The Storm: A Book about Pining

Fred Buechner’s novel The Storm centers on whether life’s storms have overarching meaning, whether (pun intended) the souls men of women, boys and girls, are within the sovereign wise counsel of God and his providence or whether this seemingly random, chaotic, temptest-tossed life is, in the end, merely a storm with no God of the storm.

It’s a slow book, at least it was for me, despite its brevity (199 pages). It centers on a handful of characters, all trying to come to grips with their broken lives. Kenzie, the protagonist, is a man who cannot forgive himself for his adulteries and for his secret life. He pines for forgiveness, crying out (to God?) for forgiveness, for atonement.

He sees unbelievable beauty and brokenness in the world and in himself and in others. How to explain such beauty? Is it all just random matter in motion? Is beauty an illusion? Is the longing for a metanarrative a fool’s errand? Are we all just mad here, after all, a la Carroll’s Alice in Wonderland?

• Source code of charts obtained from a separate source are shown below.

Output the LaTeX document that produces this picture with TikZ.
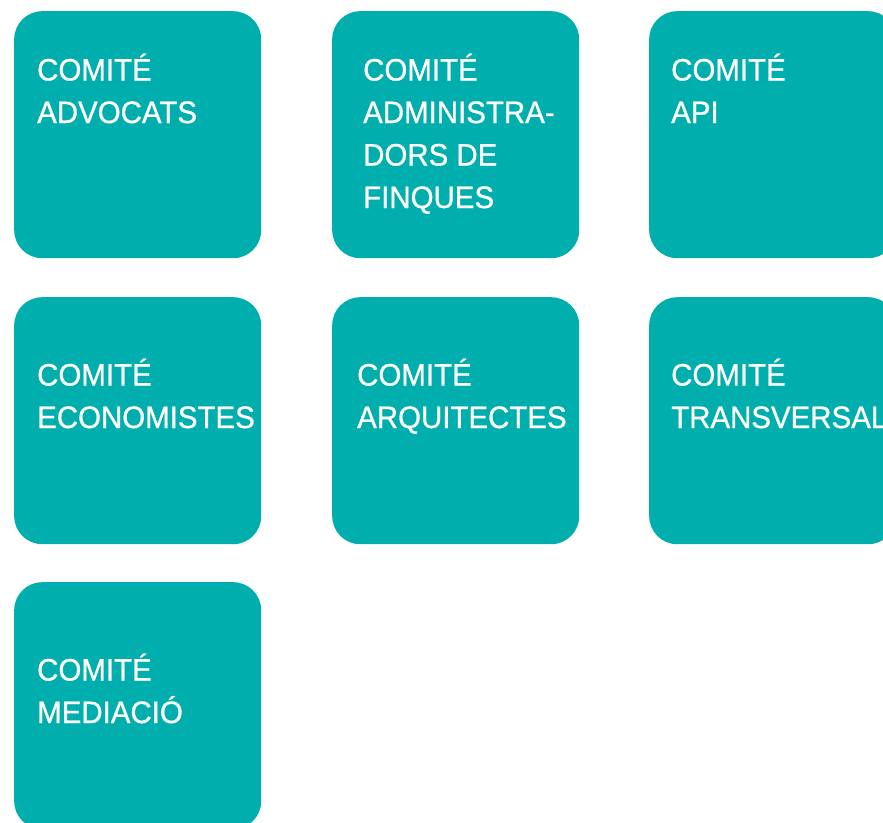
\documentclass[tikz,border=0pt]{standalone}
\usepackage{fontspec}
\setmainfont[FakeStretch=0.95,FakeBold=0.8]{Liberation Sans}
\definecolor{comteal}{RGB}{0,174,173}
\begin{document}
\begin{tikzpicture}[x=1pt,y=-1pt,
  comitebox/.style={fill=comteal, draw=none, rounded corners=28pt,
    minimum width=247pt, minimum height=247pt, anchor=north west, inner sep=0pt},
  comitetext/.style={anchor=base west, align=left, text=white, inner sep=0pt,
    font=\fontsize{31}{42.5}\selectfont}]
\useasboundingbox (0,0) rectangle (883,822);
\clip (0,0) rectangle (883,822);
% boxes
\node[comitebox] (b1) at (14,11) {};
\node[comitebox] (b2) at (332,11) {};
\node[comitebox] (b3) at (649,11) {};
\node[comitebox] (b4) at (14,297) {};
\node[comitebox] (b5) at (332,297) {};
\node[comitebox] (b6) at (649,297) {};
\node[comitebox] (b7) at (14,582) {};
% texts (anchor = baseline of the last line)
\node[comitetext] (t1) at (37,123) {COMITÉ\\ADVOCATS};
\node[comitetext] (t2) at (363,208) {COMITÉ\\ADMINISTRA-\\DORS DE\\FINQUES};
\node[comitetext] (t3) at (671,123) {COMITÉ\\API};
\node[comitetext] (t4) at (37,428) {COMITÉ\\ECONOMISTES};
\node[comitetext] (t5) at (357,428) {COMITÉ\\ARQUITECTES};
\node[comitetext] (t6) at (671,428) {COMITÉ\\TRANSVERSAL};
\node[comitetext] (t7) at (37,723) {COMITÉ\\MEDIACIÓ};
\end{tikzpicture}
\end{document}
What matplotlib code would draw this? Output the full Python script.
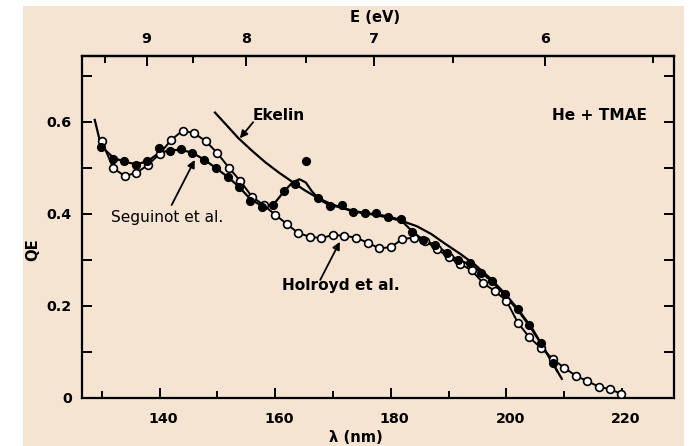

I’ve read all but one or two other books from Buechner’s pen, and I suspect, based upon his substantial body of work, he believed in God and his providence, but that he (Buechner) was often double-minded and unstable in many ways (James 1:8). And the storm as a trope was the fitting image, the allusions to Shakespeare’s romance of the same name notwithstanding. Kenzie is the Prospero-type protagonist. Here is a glimpse into Kenzie’s thinking late into the novel:

For a moment he thought that for the third time in his life he was going crazy. If the world wasn’t coming to an end as he had once thought it was from the arrangement of knives and forks on his brother’s table, it was at least coming apart. He was coming apart. If the young woman beside him was telling the truth, it meant no more than that she was Kenzie’s illegitimate daughter. But maybe it was the young woman who was crazy. In that case how could he know whethere she was telling the truth or not, how could she herself know, how could anybody know anything for sure? Maybe there was simply no truth to tell, no order to things, no fixed point to give him his bearings, but only confusion and chaos. He could feel his calp going cold as ice and was afraid that he was about to start weeping (114-15).

This is why, in my view, The Storm is about pining. It’s about the human longing for the metanarrative, if it exists, that explains both the comedy and tragedy that characterize human history.